Intersections and Unions
My immediate thought was: let’s do something with De Morgan’s Law! That’s like Occam’s razor, right? That should be possible…. Eventually, I turned to wikipedia for inspiration and found out about De Morgan’s “Society for the Diffusion of Useful Knowledge” and about his son’s and his role in the founding of what later became the London Mathematical Society. In other words, lots of interesting stuff – and plenty of motivation to name this project after him.
Unfortunately, neither of Sam nor I could come up with a good name based on De Morgan. And so we jumped back into the seas of information to find inspiration.
Luckily, George Boole is listed on wikipedia as “influence” of De Morgan. Hm… Boole… So many names popped into our heads. Boolean algebra, Boolean group, Boolean ring, Boolean network even (which I found on wikipedia). Everybody knows Boole!

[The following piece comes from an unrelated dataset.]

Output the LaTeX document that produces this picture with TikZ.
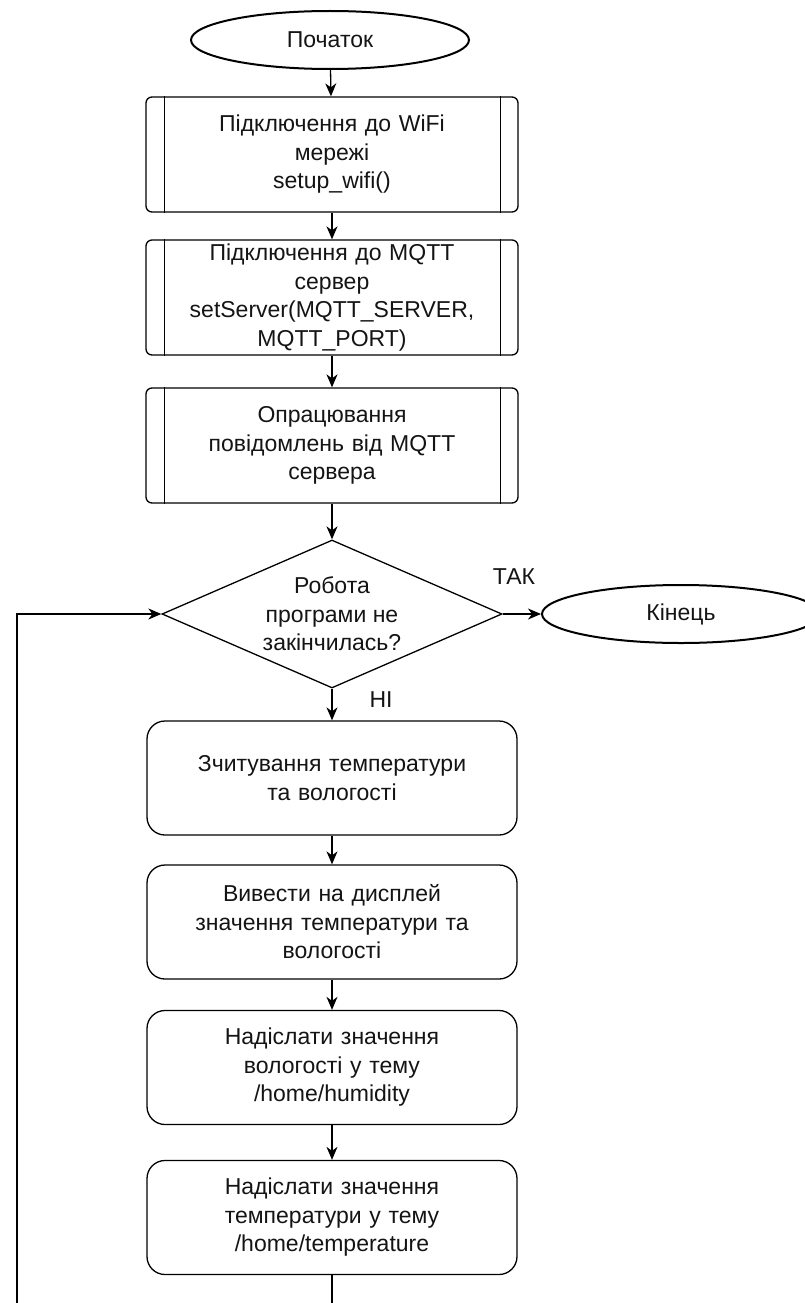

So I read up on him – and was intrigued.
To be universal
Our project might appear to be nothing more than a blogging network of (mostly) set theorists. But our goals are more general: to establish an open platform, helping people to experiment with their academic homepage run on wordpress, independent of any one server hosting their own data on their own servers or whatever they want to.
From this perspective, the site should have a name that appeals beyond the realm of research mathematicians. De Morgan’s “Diffusion” offers much in that respect, but I began to like Boole even more.
Meet the Booles
To appeal to a wider audience, our name should relate to more than mathematical logic. Thankfully, George Boole’s entry at wikipedia has quite a bit of information on his family. So let’s check what the Booles have to offer.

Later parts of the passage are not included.